In the stories that bookend the collection—the title story, “Dancing White Elephants,” and “Adristakama”—Bhuvaneswar explores a different kind of agency: an insistent yearning to revise and rewrite. In “Dancing White Elephants,” a woman imagines the life of the son she has miscarried. In “Adrisktakama,” a woman rewrites the moment in which she rejected the love of her life, who had traveled to India in an attempt to convince her not to marry someone else.
The speculative elements of these two stories evoke a dreamlike state. The narrator in “Dancing White Elephants” takes a somnambulant walk around London in the rain as she imagines the full, thriving life of the son she has lost. The story is written in second person; it is a love letter, a fierce effort to hold space for a son, even if that space must be an elsewhere, a fictive forest filled with white dancing elephants. “In the forest,” the narrator says to her son, “no one can stop us from dreaming.”
If the narrator of “Dancing White Elephants” rewrites the future, the narrator of “Adrisktakama” rewrites the past. The narrator imagines the physically exhausting travel legs of her ex-girlfriend Lauren’s journey to find her in India. But on the receiving end, in Agra station, she replaces her younger self with her current self, a person who has enough self-knowledge to understand the decisive importance of the moment. A person who knows herself well enough to choose love.

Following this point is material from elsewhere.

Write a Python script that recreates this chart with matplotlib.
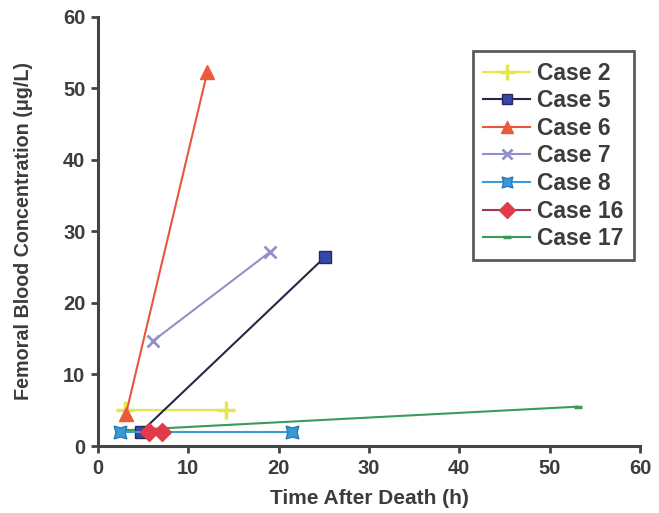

Each of Bhuvaneswar’s characters are writing their own stories, making space for themselves in their respective worlds. As a reader, it is tremendously satisfying to witness this agency, this insistent claiming of one’s own body and circumstances—particularly in the collection’s kaleidoscopic range of characters, settings, and time periods. In fact, in “Adrisktakama,” lovesick Lauren encounters a statue of Garuda, “the bird that one of the gods uses to fly across oceans, across worlds.” What if a short story collection could do just that?